Growing up in a happy middle-class home in Surrey, Emily Hunter Gordon, now 25, had every advantage and everything to look forward to.
Her parents, although divorced, were loving and sent her to the best private schools they could afford, all while ensuring she never wanted for anything.
Yet by the age of 12, Hunter Gordon was a regular cannabis user and swiftly descended into drug addiction, first attending rehab at the age of 16.
Later, she became addicted to dangerous meow meow, a drug that has been linked to more than 200 British deaths, and stole from her mother in a bid to pay for drugs.
Now clean and mother to a two-year-old son, the 25-year-old says that while getting off drugs was hard, rebuilding her relationship with her mother has been even tougher.
‘My parents are separated but it was amicable,’ says Hunter Gordon of her ‘happy, middle class’ childhood.
‘They split up when I was two but there was never any fights.
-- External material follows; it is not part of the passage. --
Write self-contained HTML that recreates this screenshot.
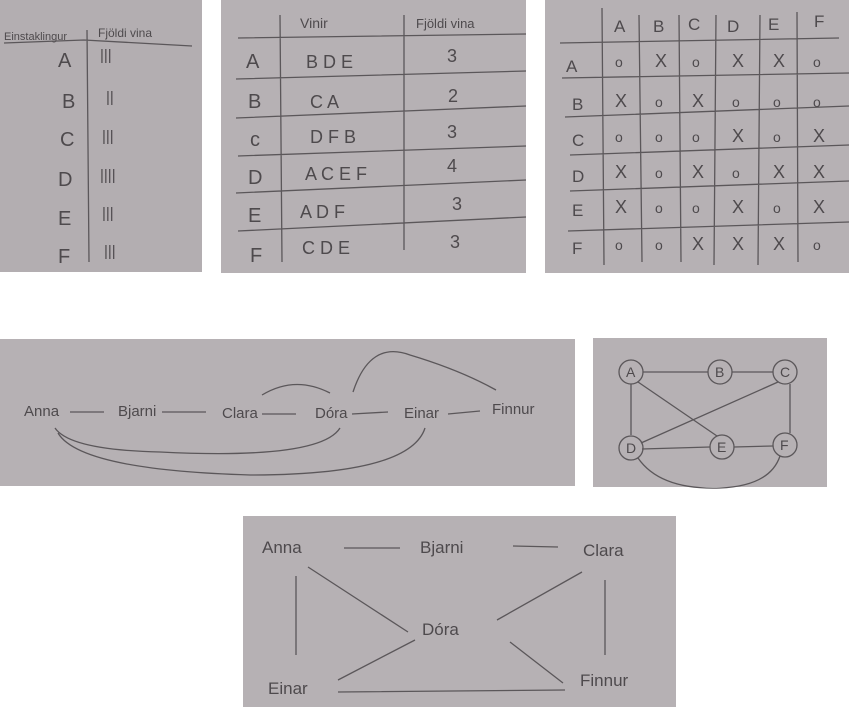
<!DOCTYPE html>
<html><head><meta charset="utf-8"><style>
html,body{margin:0;padding:0;background:#fff;width:849px;height:710px;overflow:hidden}
svg{display:block}
text{font-family:"Liberation Sans",sans-serif;fill:#4e4a4d}
.ln{stroke:#5b575a;stroke-width:1.3;fill:none}
</style></head><body>
<svg width="849" height="710" viewBox="0 0 849 710">
<!-- Panel 1 -->
<g>
<rect x="0" y="0" width="202" height="272" fill="#b3aeb1"/>
<text x="4" y="40" font-size="11">Einstaklingur</text>
<text x="98" y="37" font-size="12">Fjöldi  vina</text>
<path class="ln" d="M4 43 L84 40 L192 46 M87 30 L89 262"/>
<g font-size="20">
<text x="58" y="67">A</text><text x="62" y="108">B</text><text x="60" y="146">C</text>
<text x="58" y="186">D</text><text x="58" y="225">E</text><text x="58" y="263">F</text>
</g>
<g font-size="15">
<text x="100" y="60">|||</text><text x="106" y="102">||</text><text x="102" y="141">|||</text>
<text x="100" y="180">||||</text><text x="102" y="218">|||</text><text x="104" y="256">|||</text>
</g>
</g>
<!-- Panel 2 -->
<g>
<rect x="221" y="0" width="305" height="273" fill="#b6b1b4"/>
<text x="300" y="28" font-size="14">Vinir</text>
<text x="416" y="28" font-size="13">Fjöldi vina</text>
<path class="ln" d="M280 15 L282 262 M404 15 L404 250 M238 38 L526 34 M236 79 L526 71 M236 118 L526 106 M238 156 L526 146 M236 193 L526 180 M238 231 L526 217"/>
<g font-size="20">
<text x="246" y="68">A</text><text x="248" y="108">B</text><text x="250" y="146">c</text>
<text x="248" y="184">D</text><text x="248" y="222">E</text><text x="250" y="262">F</text>
</g>
<g font-size="18">
<text x="306" y="68">B D E</text><text x="310" y="108">C A</text><text x="310" y="143">D F B</text>
<text x="305" y="180">A C E F</text><text x="300" y="218">A D F</text><text x="302" y="254">C D E</text>
<text x="447" y="62">3</text><text x="448" y="102">2</text><text x="447" y="138">3</text>
<text x="447" y="172">4</text><text x="452" y="210">3</text><text x="450" y="248">3</text>
</g>
</g>
<!-- Panel 3 -->
<g>
<rect x="545" y="0" width="304" height="273" fill="#b6b1b4"/>
<path class="ln" d="M602 8 L604 265 M639 15 L642 262 M679 15 L681 262 M716 15 L714 265 M760 15 L758 265 M797 12 L798 262 M560 43 L839 38 M562 78 L849 73 M565 117 L849 106 M570 155 L849 145 M570 191 L849 181 M568 231 L849 222"/>
<g font-size="17">
<text x="614" y="32">A</text><text x="653" y="32">B</text><text x="688" y="30">C</text><text x="727" y="32">D</text><text x="768" y="30">E</text><text x="814" y="27">F</text>
<text x="566" y="72">A</text><text x="572" y="110">B</text><text x="572" y="146">C</text><text x="572" y="182">D</text><text x="572" y="216">E</text><text x="572" y="254">F</text>
</g>
<g font-size="16" id="cells"></g>
</g>
<!-- Panel 4 -->
<g>
<rect x="0" y="339" width="575" height="147" fill="#b6b1b4"/>
<g font-size="15">
<text x="24" y="416">Anna</text><text x="118" y="416">Bjarni</text><text x="222" y="418">Clara</text>
<text x="315" y="418">Dóra</text><text x="404" y="418">Einar</text><text x="492" y="414">Finnur</text>
</g>
<path class="ln" d="M70 412 L104 412 M162 412 L206 412 M262 414 L296 414 M352 414 L388 412 M448 414 L480 411
M262 395 Q295 375 330 393 M353 392 Q370 340 410 355 Q460 370 496 390
M55 428 Q70 450 160 452 Q320 460 340 428 M58 433 Q80 470 250 475 Q410 475 425 428"/>
</g>
<!-- Panel 5 -->
<g>
<rect x="593" y="338" width="234" height="149" fill="#b6b1b4"/>
<path class="ln" d="M643 372 L708 372 M732 372 L773 372 M631 384 L631 435 M638 382 L717 436 M778 382 L641 443 M790 384 L790 433 M642 449 L710 447 M734 447 L773 446 M638 458 Q660 490 720 488 Q770 486 780 456"/>
<g font-size="14">
<circle class="ln" cx="631" cy="372" r="12"/><text x="626" y="377">A</text>
<circle class="ln" cx="720" cy="372" r="12"/><text x="715" y="377">B</text>
<circle class="ln" cx="785" cy="372" r="12"/><text x="780" y="377">C</text>
<circle class="ln" cx="631" cy="448" r="12"/><text x="626" y="453">D</text>
<circle class="ln" cx="722" cy="447" r="12"/><text x="717" y="452">E</text>
<circle class="ln" cx="785" cy="445" r="12"/><text x="780" y="450">F</text>
</g>
</g>
<!-- Panel 6 -->
<g>
<rect x="243" y="516" width="433" height="191" fill="#b6b1b4"/>
<g font-size="17">
<text x="262" y="553">Anna</text><text x="420" y="553">Bjarni</text><text x="583" y="556">Clara</text>
<text x="422" y="635">Dóra</text><text x="268" y="694">Einar</text><text x="580" y="686">Finnur</text>
</g>
<path class="ln" d="M344 548 L400 548 M513 546 L558 547 M296 576 L296 655 M605 580 L605 655 M308 567 L408 632 M582 572 L497 620 M415 640 L338 680 M510 642 L563 683 M338 692 L565 690"/>
</g>
</svg>
<script>
const rows=["A","B","C","D","E","F"];
const matrix=["OXOXXO","XOXOOO","OOOXOX","XOXOXX","XOOXOX","OOXXXO"];
const colX=[620,660,697,737,778,818];
const rowY=[67,107,142,178,213,250];
const g=document.getElementById('cells');
matrix.forEach((r,i)=>{[...r].forEach((c,j)=>{
 const t=document.createElementNS('http://www.w3.org/2000/svg','text');
 
 
 t.setAttribute('x',colX[j]-5);t.setAttribute('y',rowY[i]);
 t.setAttribute('font-size',c==='X'?18:14);
 t.textContent=c==='X'?'X':'o';g.appendChild(t);});});
</script>
</body></html>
I’d see my father once or twice during the week and every other weekend. Life at home was fine. I knew I was loved and I knew I was cared for.’
But school was a very different story. ‘I never felt like I fitted in,’ she explains. ‘Back then, I really struggled to make friends.I was really lonely and felt like I was flitting from person to person.’
Aged eight, she fell victim to bullies who taunted her about her looks and left her feeling totally worthless.